China currently relies heavily on Australia and Brazil for iron ore. Simandou changes that calculus, at least partially, by offering Chinese buyers a third large-scale option and reducing concentration risk in a category that is strategically critical to their steel industry.
The Simandou corridor is the most significant new infrastructure built in West Africa in recent memory. The railway and port will generate sustained demand for contractors, suppliers, and service providers throughout the operational life of the project. Businesses that build relationships with the operating consortium now are in a much stronger position than those who wait for the project to fully mature before engaging.

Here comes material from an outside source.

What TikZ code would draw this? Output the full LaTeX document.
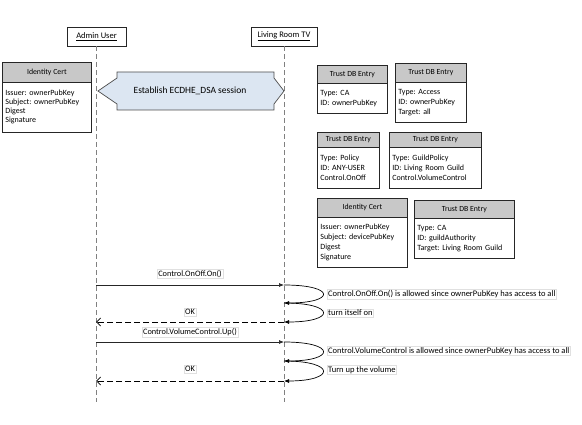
\documentclass[tikz,border=0pt]{standalone}
\usepackage{fontspec}
\setmainfont{Carlito}
\frenchspacing
\usetikzlibrary{arrows.meta}

\definecolor{sessionfill}{HTML}{DCE6F2}
\definecolor{headfill}{HTML}{C8C8C8}

\tikzset{
  lifehead/.style={draw=black!85, fill=white, line width=0.7pt, minimum width=59pt,
    minimum height=19pt, inner sep=0pt, font=\fontsize{8.5}{10}\selectfont},
  lifeline/.style={draw=black!50, line width=0.9pt, dash pattern=on 5pt off 3pt},
  tblhead/.style={draw=black!85, fill=headfill, line width=0.7pt, anchor=north west,
    inner sep=0pt, font=\fontsize{7.8}{9}\selectfont},
  tblbody/.style={draw=black!85, fill=white, line width=0.7pt, anchor=north west,
    inner ysep=0pt, inner xsep=3pt, align=left, font=\fontsize{8}{9.8}\selectfont},
  msg/.style={draw=black!85, line width=0.7pt, -{Latex[length=5pt,width=4pt]}},
  reply/.style={draw=black, line width=0.8pt, dash pattern=on 6pt off 3pt,
    -{Straight Barb[length=4pt,width=8pt]}},
  selfcall/.style={draw=black, line width=0.7pt, -{Latex[length=5pt,width=4pt]}},
  msglabel/.style={draw=black!12, fill=white, inner sep=1pt, font=\fontsize{8.3}{9}\selectfont},
  notelabel/.style={msglabel, anchor=west, font=\fontsize{8.5}{9}\selectfont},
  session/.style={draw=black!70, fill=sessionfill, line width=0.7pt},
}

\begin{document}
\begin{tikzpicture}[x=1pt, y=-1pt]
\useasboundingbox (0,0) rectangle (582,425);

% participants and their lifelines
\node[lifehead] (admin) at (96.5,36.5) {\underline{Admin User}};
\node[lifehead, minimum width=66pt] (tv) at (284,36.5) {\underline{Living Room TV}};
\coordinate (adminEnd) at (96,402);
\coordinate (tvEnd) at (284,402);
\draw[lifeline] (admin.south -| adminEnd) -- (adminEnd);
\draw[lifeline] (tv.south -| tvEnd) -- (tvEnd);

% secure session between both parties
\draw[session] (117,72) -- (117,78) -- (98,91) -- (117,104) -- (117,110)
  -- (274,110) -- (274,104) -- (284,91) -- (274,78) -- (274,72) -- cycle;
\node[font=\fontsize{9.5}{11}\selectfont] (sess) at (190,91) {Establish ECDHE\_DSA session};

% admin identity certificate
\node[tblhead, minimum width=89pt, minimum height=20pt] (certAh) at (2,62) {Identity Cert};
\node[tblbody, text width=83pt, minimum height=50pt, font=\fontsize{8}{9}\selectfont] (certAb) at (2,82)
  {Issuer: ownerPubKey\\Subject: ownerPubKey\\Digest\\Signature};

% trust database of the TV
\node[tblhead, minimum width=70pt, minimum height=18pt] (caH) at (317,65) {Trust DB Entry};
\node[tblbody, text width=64pt, minimum height=30pt] (caB) at (317,83)
  {Type: CA\\ID: ownerPubKey};

\node[tblhead, minimum width=71pt, minimum height=19pt] (accH) at (395,63) {Trust DB Entry};
\node[tblbody, text width=65pt, minimum height=40pt] (accB) at (395,82)
  {Type: Access\\ID: ownerPubKey\\Target: all};

\node[tblhead, minimum width=62pt, minimum height=15pt] (polH) at (317,132) {Trust DB Entry};
\node[tblbody, text width=56pt, minimum height=41pt] (polB) at (317,147)
  {Type: Policy\\ID: ANY-USER\\Control.OnOff};

\node[tblhead, minimum width=92pt, minimum height=15pt] (gpH) at (389,132) {Trust DB Entry};
\node[tblbody, text width=86pt, minimum height=41pt] (gpB) at (389,147)
  {Type: GuildPolicy\\ID: Living Room Guild\\Control.VolumeControl};

\node[tblhead, minimum width=90pt, minimum height=19pt] (certBh) at (317,198) {Identity Cert};
\node[tblbody, text width=84pt, minimum height=50pt] (certBb) at (317,217)
  {Issuer: ownerPubKey\\Subject: devicePubKey\\Digest\\Signature};

\node[tblhead, minimum width=100pt, minimum height=18pt] (gaH) at (414,200) {Trust DB Entry};
\node[tblbody, text width=94pt, minimum height=40pt] (gaB) at (414,218)
  {Type: CA\\ID: guildAuthority\\Target: Living Room Guild};

% message anchor points on the lifelines
\coordinate (a1) at (96,285);  \coordinate (t1) at (284,285);
\coordinate (t2) at (284,303); \coordinate (t3) at (284,322);
\coordinate (a3) at (96,322);
\coordinate (a4) at (96,342);  \coordinate (t4) at (284,342);
\coordinate (t5) at (284,361); \coordinate (t6) at (284,381);
\coordinate (a6) at (96,381);

% first request
\draw[msg] (a1) -- (t1);
\node[msglabel] (m1) at (190,274) {Control.OnOff.On()};
\draw[selfcall] (t1) .. controls (336,285) and (336,303) .. (t2);
\draw[selfcall] (t2) .. controls (336,303) and (336,322) .. (t3);
\node[notelabel] (n1) at (327,294) {Control.OnOff.On() is allowed since ownerPubKey has access to all};
\node[notelabel] (n2) at (327,313) {turn itself on};
\draw[reply] (t3) -- (a3);
\node[msglabel] (r1) at (190,312) {OK};

% second request
\node[msglabel] (m2) at (190,332) {Control.VolumeControl.Up()};
\draw[msg] (a4) -- (t4);
\draw[selfcall] (t4) .. controls (336,342) and (336,361) .. (t5);
\draw[selfcall] (t5) .. controls (336,361) and (336,381) .. (t6);
\node[notelabel] (n3) at (327,351) {Control.VolumeControl is allowed since ownerPubKey has access to all};
\node[notelabel] (n4) at (327,370) {Turn up the volume};
\draw[reply] (t6) -- (a6);
\node[msglabel] (r2) at (190,369) {OK};
\end{tikzpicture}
\end{document}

Category 2: Processed Metals
While minerals dominate the headline numbers, a quieter but important trend is developing. Guinea is beginning to export processed metals rather than only raw ore. This matters considerably for local industry because it represents value being retained on Guinean soil before shipment.

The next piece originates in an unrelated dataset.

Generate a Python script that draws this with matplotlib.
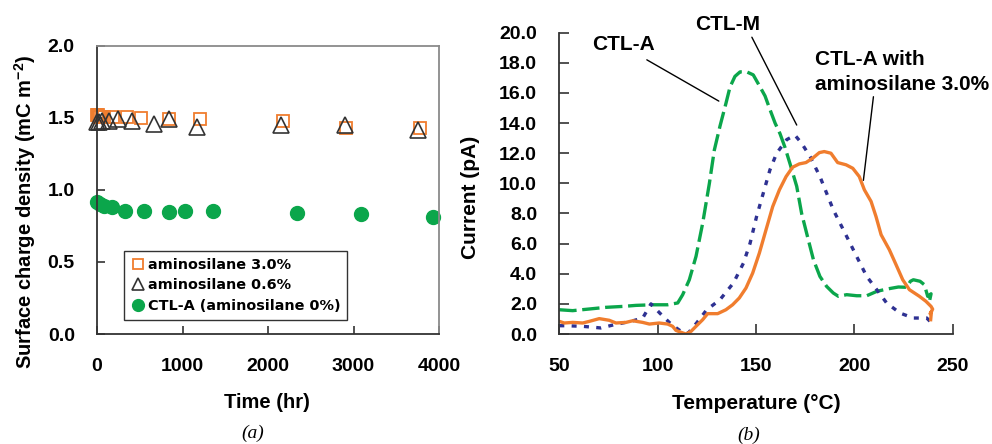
import matplotlib
matplotlib.use("Agg")
import matplotlib.pyplot as plt

plt.rcParams['font.family'] = ['Liberation Sans', 'DejaVu Sans']
plt.rcParams['font.weight'] = 'bold'
plt.rcParams['mathtext.fontset'] = 'custom'
plt.rcParams['mathtext.rm'] = 'Liberation Sans:bold'
plt.rcParams['mathtext.default'] = 'rm'

# ---------------- data (a) ----------------
t_sq = [0, 10, 20, 35, 55, 80, 190, 355, 520, 840, 1200, 2180, 2910, 3775]
q_sq = [1.52, 1.52, 1.51, 1.51, 1.51, 1.51, 1.51, 1.51, 1.50, 1.49, 1.49, 1.48, 1.43, 1.43]
t_tr = [0, 20, 60, 135, 240, 410, 670, 840, 1170, 2155, 2900, 3760]
q_tr = [1.47, 1.47, 1.48, 1.48, 1.49, 1.48, 1.46, 1.49, 1.44, 1.45, 1.45, 1.42]
t_ci = [0, 30, 80, 175, 330, 550, 840, 1025, 1355, 2335, 3085, 3935]
q_ci = [0.92, 0.905, 0.89, 0.88, 0.855, 0.855, 0.845, 0.855, 0.855, 0.84, 0.83, 0.815]
legend_labels = ['aminosilane 3.0%', 'aminosilane 0.6%', 'CTL-A (aminosilane 0%)']

# ---------------- data (b) ----------------
T_ctla = [50, 56.8, 65.3, 73.7, 82.2, 89, 97.5, 105.1, 110.2, 112.7, 116.1, 119.5, 122.9,
          126.3, 128.8, 131.7, 134.7, 136.8, 139.3, 141.9, 145.3, 148.6, 151.2, 154.6,
          157.1, 159.7, 162.2, 164.7, 167.3, 170.7, 173.2, 176.6, 179.2, 182.5, 185.9,
          189.3, 191.9, 196.1, 201.2, 206.3, 211.4, 216.4, 222.4, 226.6, 228.5, 230,
          233.4, 235.6, 237.3, 239, 238]
I_ctla = [1.61, 1.55, 1.66, 1.77, 1.83, 1.9, 1.94, 1.94, 2.06, 2.6, 3.6, 5.15, 7.36,
          10.0, 12.2, 13.8, 15.3, 16.4, 17.1, 17.4, 17.4, 17.2, 16.6, 15.8,
          14.9, 14.0, 13.3, 12.4, 11.3, 9.8, 8.0, 6.25, 4.93, 3.82, 3.16,
          2.72, 2.5, 2.61, 2.54, 2.54, 2.83, 2.98, 3.12, 3.1, 3.5, 3.6,
          3.5, 3.27, 2.5, 2.67, 2.06]
T_ctlm = [50, 53.4, 61.9, 71.2, 78, 86.4, 92.4, 96.6, 101, 105.9, 109.5, 112.7, 115.6,
          119.8, 124.9, 131.7, 138.5, 143.6, 147, 150.3, 153.7, 157.1, 160.5, 165.6,
          169.8, 173.2, 177.5, 182.5, 185.9, 189.3, 194.4, 197.8, 202, 206.3, 211.4,
          216.4, 223.2, 230, 236.8, 239.3]
I_ctlm = [0.55, 0.55, 0.51, 0.4, 0.62, 0.84, 1.06, 2.0, 1.4, 0.77, 0.4, 0.1, 0.07,
          0.73, 1.6, 2.28, 3.38, 4.7, 6.03, 7.8, 9.35, 10.9, 12.0, 12.9,
          13.2, 12.66, 11.78, 10.45, 9.35, 8.24, 6.92, 6.03, 4.93, 3.82, 2.94,
          2.06, 1.39, 1.06, 1.06, 0.73]
T_amino = [50, 52.5, 56.8, 61.9, 65.3, 70.3, 75.4, 78.8, 83.9, 87.3, 92.4, 95.8, 100.8,
           105.1, 107.6, 109.3, 111.9, 114.4, 117, 119.5, 122.9, 125.4, 130.5, 134.7,
           138.1, 141.5, 144.9, 148.3, 151.7, 155.1, 158.5, 161.9, 165.3, 168.6, 172,
           175.4, 178.8, 182.2, 184.7, 188.1, 191.5, 195.8, 199.2, 202.5, 205.1, 208.5,
           211, 213.6, 217.8, 221.2, 224.6, 228, 233.1, 236.4, 239, 239.8, 238.6, 239.2, 238.8]
I_amino = [0.84, 0.73, 0.77, 0.73, 0.84, 1.02, 0.91, 0.73, 0.77, 0.88, 0.77, 0.66, 0.73,
           0.66, 0.51, 0.24, 0.11, 0.0, 0.18, 0.51, 0.95, 1.35, 1.35, 1.61,
           1.94, 2.39, 3.05, 4.04, 5.37, 6.92, 8.46, 9.57, 10.45, 11.07, 11.29,
           11.38, 11.67, 12.04, 12.11, 12.0, 11.38, 11.23, 11.0, 10.45, 9.57, 8.8,
           7.8, 6.59, 5.59, 4.6, 3.6, 2.94, 2.5, 2.17, 1.83, 1.65, 1.35, 1.5, 0.95]

c_orange = '#F07D2E'
c_green = '#0BA64B'
c_blue = '#2E3192'
c_dark = '#333333'

fig = plt.figure(figsize=(9.92, 4.44), dpi=100)

# ---------------- panel (a) ----------------
ax1 = fig.add_axes([97/992, 110/444, 342/992, 288/444])
ax1.plot(t_sq, q_sq, linestyle='none', marker='s', ms=9, mfc='none', mec=c_orange,
         mew=1.3, clip_on=False, label=legend_labels[0])
ax1.plot(t_tr, q_tr, linestyle='none', marker='^', ms=11, mfc='none', mec=c_dark,
         mew=1.2, clip_on=False, label=legend_labels[1])
ax1.plot(t_ci, q_ci, linestyle='none', marker='o', ms=10, mfc=c_green, mec=c_green,
         clip_on=False, label=legend_labels[2])
ax1.set_xlim(0, 4000)
ax1.set_ylim(0, 2.0)
ax1.set_xticks([0, 1000, 2000, 3000, 4000])
ax1.set_yticks([0, 0.5, 1.0, 1.5, 2.0])
ax1.set_yticklabels(['0.0', '0.5', '1.0', '1.5', '2.0'])
ax1.tick_params(direction='in', length=6, width=1.2, color=c_dark, labelsize=14)
ax1.tick_params(axis='x', pad=17)
ax1.tick_params(axis='y', pad=16)
for s in ['left', 'bottom']:
    ax1.spines[s].set_color(c_dark)
    ax1.spines[s].set_linewidth(1.3)
for s in ['top', 'right']:
    ax1.spines[s].set_color('#8a8a8a')
    ax1.spines[s].set_linewidth(1.3)
leg = ax1.legend(loc='upper left', bbox_to_anchor=(0.079, 0.288), frameon=True,
                 fancybox=False, framealpha=1, edgecolor=c_dark,
                 prop={'family': 'DejaVu Sans', 'weight': 'bold', 'size': 10.4},
                 handletextpad=0.2, handlelength=1.0, labelspacing=0.48,
                 borderpad=0.45, borderaxespad=0, markerscale=0.85)
leg.get_frame().set_linewidth(1.0)

fig.text(267/992, 1 - 402/444, 'Time (hr)', ha='center', va='center', fontsize=14.5,
         fontweight='bold')
fig.text(25/992, 1 - 212/444, 'Surface charge density (mC m$^{-2}$)', rotation=90,
         ha='center', va='center', fontsize=14.5, fontweight='bold')
fig.text(253/992, 1 - 433/444, '(a)', ha='center', va='center', fontsize=14,
         family='Liberation Serif', style='italic', fontweight='normal')

# ---------------- panel (b) ----------------
ax2 = fig.add_axes([559.3/992, 110/444, 393.4/992, 301.3/444])
ax2.plot(T_ctla, I_ctla, color=c_green, lw=2.4, linestyle=(0, (5.2, 1.7)))
ax2.plot(T_ctlm, I_ctlm, color=c_blue, lw=2.4, linestyle=(0, (1.5, 2.2)))
ax2.plot(T_amino, I_amino, color=c_orange, lw=2.4)
ax2.set_xlim(50, 250)
ax2.set_ylim(0, 20)
ax2.set_xticks([50, 100, 150, 200, 250])
ax2.set_yticks([0, 2, 4, 6, 8, 10, 12, 14, 16, 18, 20])
ax2.set_yticklabels(['%.1f' % v for v in [0, 2, 4, 6, 8, 10, 12, 14, 16, 18, 20]])
ax2.tick_params(direction='in', length=7, width=1.2, color=c_dark, labelsize=14)
ax2.tick_params(axis='x', pad=17)
ax2.tick_params(axis='y', pad=16)
ax2.spines['top'].set_visible(False)
ax2.spines['right'].set_visible(False)
for s in ['left', 'bottom']:
    ax2.spines[s].set_color(c_dark)
    ax2.spines[s].set_linewidth(1.3)

tkw = dict(fontsize=15, fontweight='bold', ha='left', va='center', clip_on=False)
lkw = dict(annotation_clip=False,
           arrowprops=dict(arrowstyle='-', color='black', lw=1.0, shrinkA=0, shrinkB=0))
ax2.text(66.5, 19.2, 'CTL-A', **tkw)
ax2.annotate('', xy=(131.1, 15.46), xytext=(94.5, 18.2), **lkw)
ax2.text(119, 20.57, 'CTL-M', **tkw)
ax2.annotate('', xy=(170.7, 13.87), xytext=(147.9, 19.7), **lkw)
ax2.text(180, 17.4, 'CTL-A with\naminosilane 3.0%', linespacing=1.4, **tkw)
ax2.annotate('', xy=(204.6, 10.2), xytext=(209.7, 15.75), **lkw)

fig.text(756.5/992, 1 - 403/444, 'Temperature (°C)', ha='center', va='center',
         fontsize=15, fontweight='bold')
fig.text(470/992, 1 - 197/444, 'Current (pA)', rotation=90, ha='center', va='center',
         fontsize=15, fontweight='bold')
fig.text(749/992, 1 - 435/444, '(b)', ha='center', va='center', fontsize=14,
         family='Liberation Serif', style='italic', fontweight='normal')

fig.savefig('out.png', dpi=100)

Refined Copper: Small Volumes, Rapid Growth
Chinese imports of refined copper and copper alloys from Guinea grew at a compound annual rate of 64% over three years, reaching nearly USD 20 million in 2025. That is small relative to bauxite, but the trajectory is telling.
For Guinean manufacturers and processing firms, partnering with or supplying Chinese-backed smelting operations is a practical route into higher-margin export categories. The infrastructure investment that makes this possible is already underway.

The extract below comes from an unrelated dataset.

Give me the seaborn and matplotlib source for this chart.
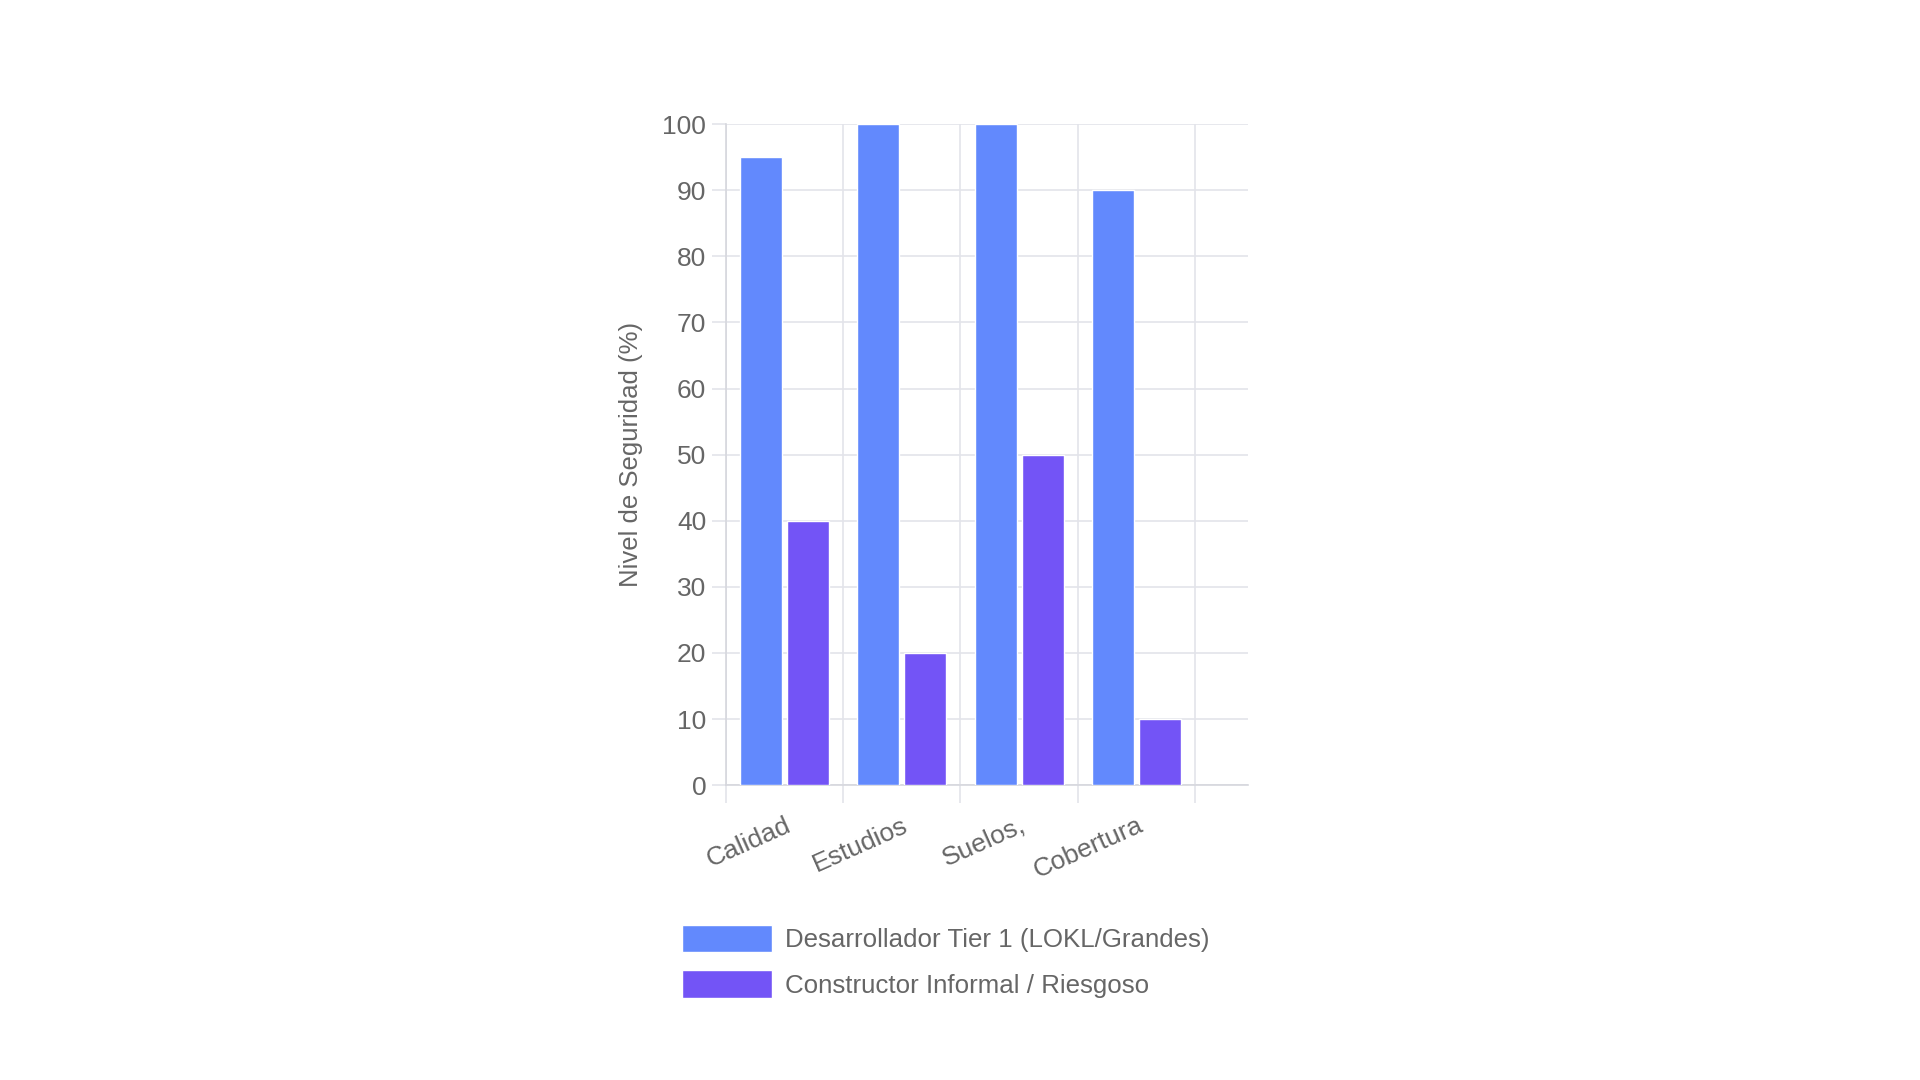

Aluminium Alloys: Policy Driving the Shift
Aluminium alloy exports to China rose from roughly USD 3 million in 2023 to nearly USD 15 million in 2024, then continued at around 20% growth through 2025. The initial jump was sharp. The follow-on growth is more measured, which at high base levels is a reasonable trajectory.
This policy environment creates a degree of protection for Guinean-based processing enterprises. Chinese firms under government pressure to localise are actively looking for joint-venture partners, technical workers, and suppliers of equipment and construction services for refinery operations.
Category 3: Agricultural Commodities
Beyond minerals, two agricultural products deserve attention from Guinean exporters looking to access the Chinese market. Both grew sharply from a near-zero base, and both have commercial logic that extends beyond the initial surge.
Cocoa: A Market Entry to Build On
Guinean cocoa exports to China were essentially zero in 2023. By 2024 they had reached over USD 6 million, and they continued growing through 2025.
The question for Guinean cocoa businesses is not whether the market is there. It is. The question is how to hold the position. That requires investment in certification and direct buyer relationships before the next supply disruption in West Africa changes the incentive structure again.
Natural Rubber: Building a Supply Chain Alternative
Technically Specified Natural Rubber (TSNR) is graded by standardised physical and chemical measurements rather than visual inspection. It is processed into fixed-weight bales wrapped in plastic film, which makes it suitable for direct machine feeding in tyre manufacturing. Chinese industrial buyers strongly prefer this format for its consistency and logistics convenience.
TSNR processing capacity is relatively capital-light compared to mineral processing. Businesses that develop processing operations can capture more value per tonne while meeting the specific quality specifications Chinese manufacturers require. The demand case is already made. The gap is in local processing infrastructure.
Key Takeaways for Guinean Businesses
China's demand for Guinean resources is not a temporary trend. The drivers are structural: Indonesia's export ban, China's depleting domestic reserves, and the opening of Simandou are all long-running shifts. Export volumes are likely to keep growing.